Much like warming up, the post-workout cool down is often neglected by runners. From a recovery perspective, reducing your pace to a light jog for 10 minutes at the end of your run is time well spent, especially after high-intensity sessions.
Cooling down after a hard run helps your body return to its pre-exercise condition. While you’re exercising, blood pumps throughout your body and performs many functions, like delivering oxygen to your muscles and dissipating heat. Demands for these functions don’t return to normal the moment you stop your watch.
A good cool down is therefore an important first step in recovering and eases your body’s transition back to baseline conditions. It increases blood flow and removes lactate and metabolic waste products from your muscles more quickly. Cooling down also reduces adrenaline levels and returns your metabolism to normal faster, and combined with warming up, it lessens muscle soreness.
How to cool down after a run
Cooling down after a workout is incredibly easy. It should be between 10-15 minutes and begins by running easy for the first five minutes. Then slow to a jog or brisk walk for the remaining time.
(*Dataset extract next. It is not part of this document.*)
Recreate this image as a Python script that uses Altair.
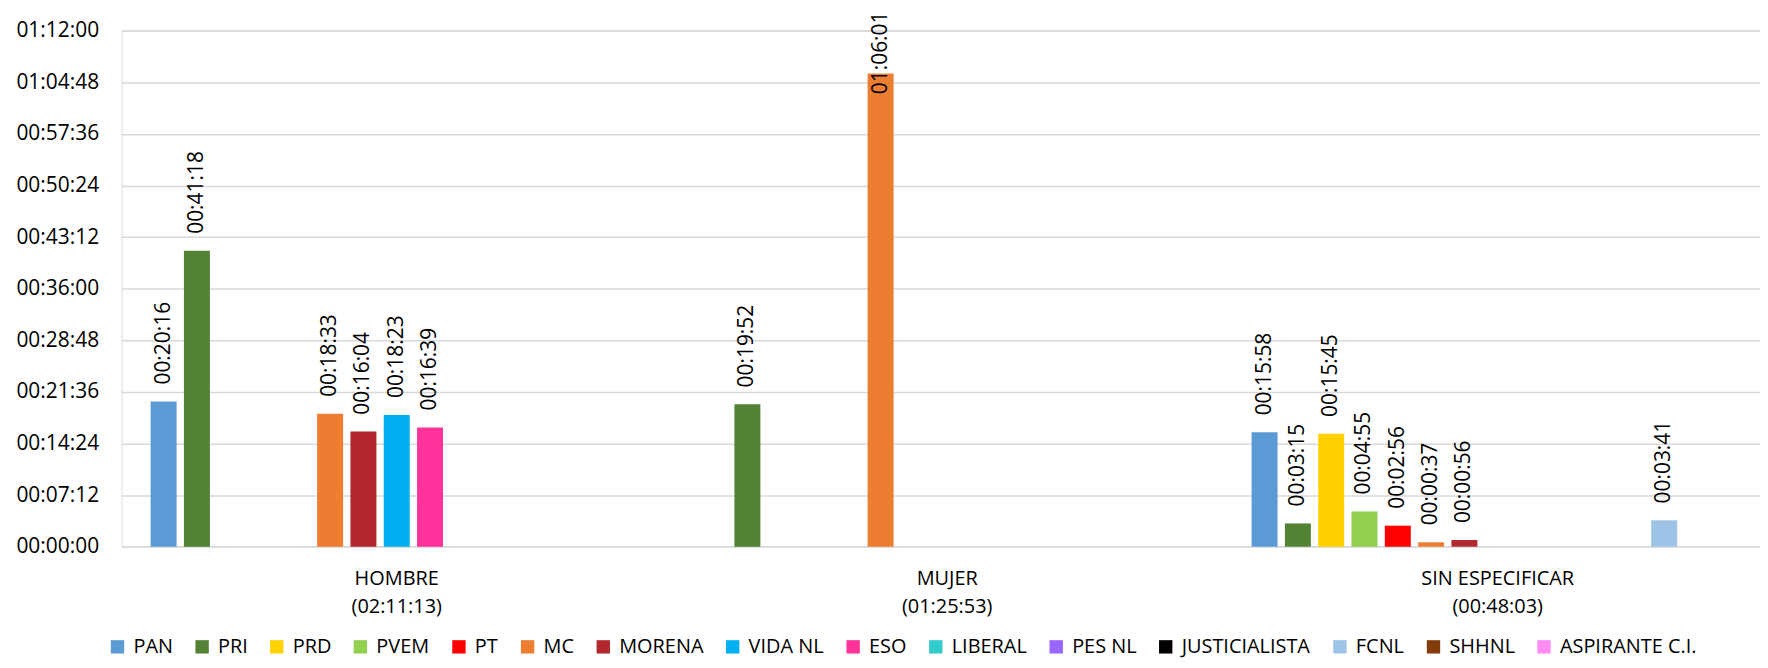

If you’re using a heart rate monitor, the optimal clearance of lactate and adrenaline is at around 60-75 per cent of your maximum heart rate. On the rate of perceived effort scale, that’s about 2-3. So keep it super easy!
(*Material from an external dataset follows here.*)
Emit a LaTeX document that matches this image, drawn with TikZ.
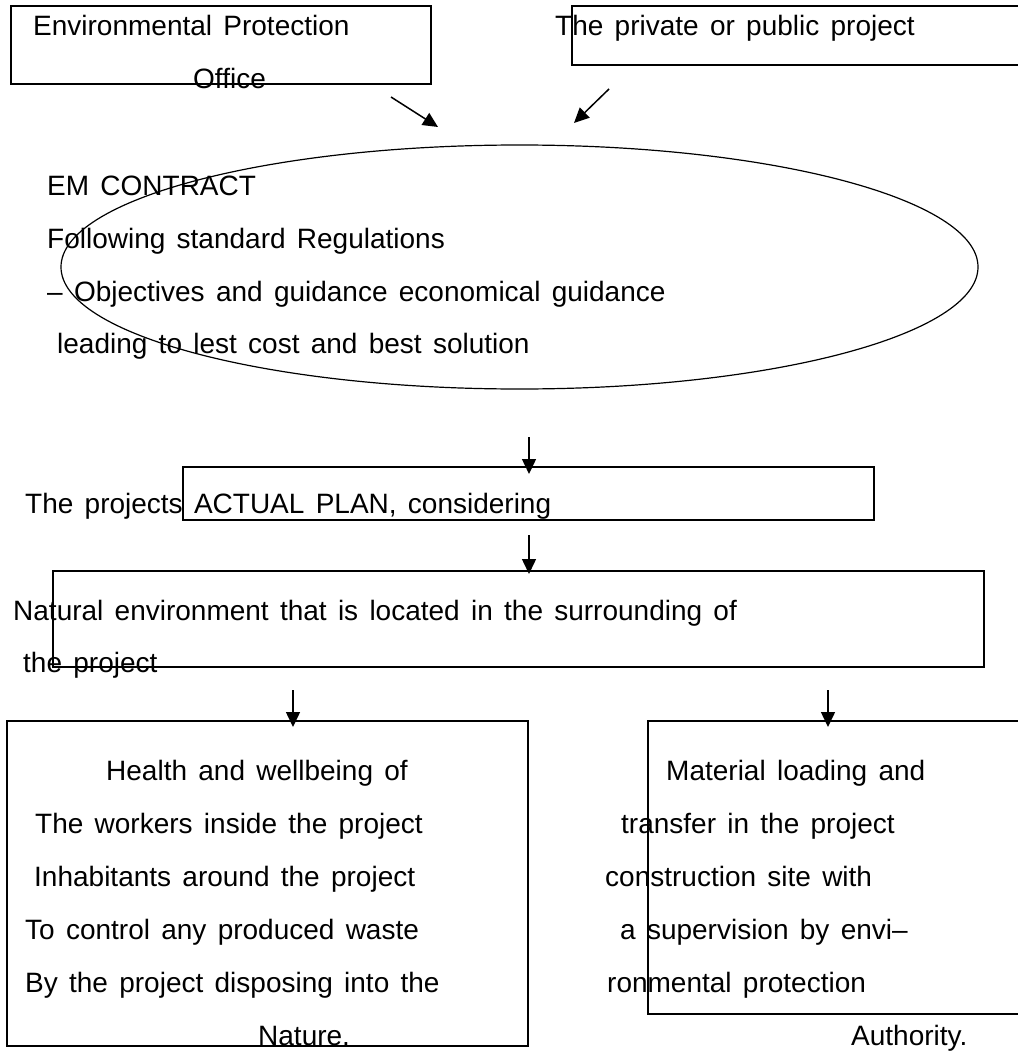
\documentclass[tikz,border=0pt]{standalone}
\usepackage{fontspec}
\setmainfont{Liberation Sans}[WordSpace=1.45]
\usetikzlibrary{arrows.meta,shapes.geometric}

\begin{document}
\begin{tikzpicture}[x=1pt,y=-1pt,
  box/.style={draw=black, line width=1.6pt, inner sep=0pt, anchor=north west},
  txt/.style={anchor=base west, inner sep=0pt, font=\fontsize{28}{28}\selectfont},
  arr/.style={line width=1.5pt, -{Triangle[length=15pt,width=14pt]}}]
\useasboundingbox (0,0) rectangle (1017,1051);

% top row: the two parties
\node[box, minimum width=420pt, minimum height=78pt] (epo) at (10,5) {};
\node[box, minimum width=452pt, minimum height=59pt] (proj) at (571,5) {};
\node[txt] (epoA) at (33,36) {Environmental Protection};
\node[txt] (epoB) at (193,89) {Office};
\node[txt] (projA) at (555,36) {The private or public project};

% the contract
\node[draw=black, line width=1.2pt, ellipse, inner sep=0pt,
      minimum width=917pt, minimum height=244pt] (emc) at (519.5,267) {};
\node[txt] (emcA) at (47,195) {EM CONTRACT};
\node[txt] (emcB) at (47,248) {Following standard Regulations};
\node[txt] (emcC) at (47,301) {– Objectives and guidance economical guidance};
\node[txt] (emcD) at (57,353) {leading to lest cost and best solution};

% plan and surroundings
\node[box, minimum width=691pt, minimum height=53pt] (plan) at (182,466) {};
\node[txt] (planA) at (25,513) {The projects ACTUAL PLAN, considering};
\node[box, minimum width=931pt, minimum height=96pt] (nat) at (52,570) {};
\node[txt] (natA) at (13,620) {Natural environment that is located in the surrounding of};
\node[txt] (natB) at (23,672) {the project};

% the two concerns
\node[box, minimum width=521pt, minimum height=325pt] (hlth) at (6,720) {};
\node[txt] (h1) at (106,780) {Health and wellbeing of};
\node[txt] (h2) at (35,833) {The workers inside the project};
\node[txt] (h3) at (34,886) {Inhabitants around the project};
\node[txt] (h4) at (25,939) {To control any produced waste};
\node[txt] (h5) at (25,992) {By the project disposing into the};
\node[txt] (h6) at (258,1045) {Nature.};

\node[box, minimum width=380pt, minimum height=293pt] (matl) at (647,720) {};
\node[txt] (m1) at (666,780) {Material loading and};
\node[txt] (m2) at (621,833) {transfer in the project};
\node[txt] (m3) at (605,886) {construction site with};
\node[txt] (m4) at (620,939) {a supervision by envi–};
\node[txt] (m5) at (607,992) {ronmental protection};
\node[txt] (m6) at (851,1045) {Authority.};

% connector ends
\coordinate (s1) at (391,97);   \coordinate (e1) at (438,127);
\coordinate (s2) at (609,89);   \coordinate (e2) at (574,123);
\coordinate (s3) at (529,437);  \coordinate (e3) at (529,474);
\coordinate (s4) at (529,535);  \coordinate (e4) at (529,574);
\coordinate (s5) at (293,690);  \coordinate (e5) at (293,727);
\coordinate (s6) at (828,690);  \coordinate (e6) at (828,727);

\draw[arr] (s1) -- (e1);
\draw[arr] (s2) -- (e2);
\draw[arr] (s3) -- (e3);
\draw[arr] (s4) -- (e4);
\draw[arr] (s5) -- (e5);
\draw[arr] (s6) -- (e6);
\end{tikzpicture}
\end{document}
After you’ve finished running, your muscles are still warm and will have good blood flow. This increases their ability to stretch without injury, so it’s a great time to also stretch your muscles.
Cool down summary
- Cool down after higher-intensity sessions (intervals, hill repeats etc).
- It isn’t necessary to cool down after easy runs.
- A 10-15 minute cool down is sufficient. Run/jog for the first five minutes, jog/walk for the remainder.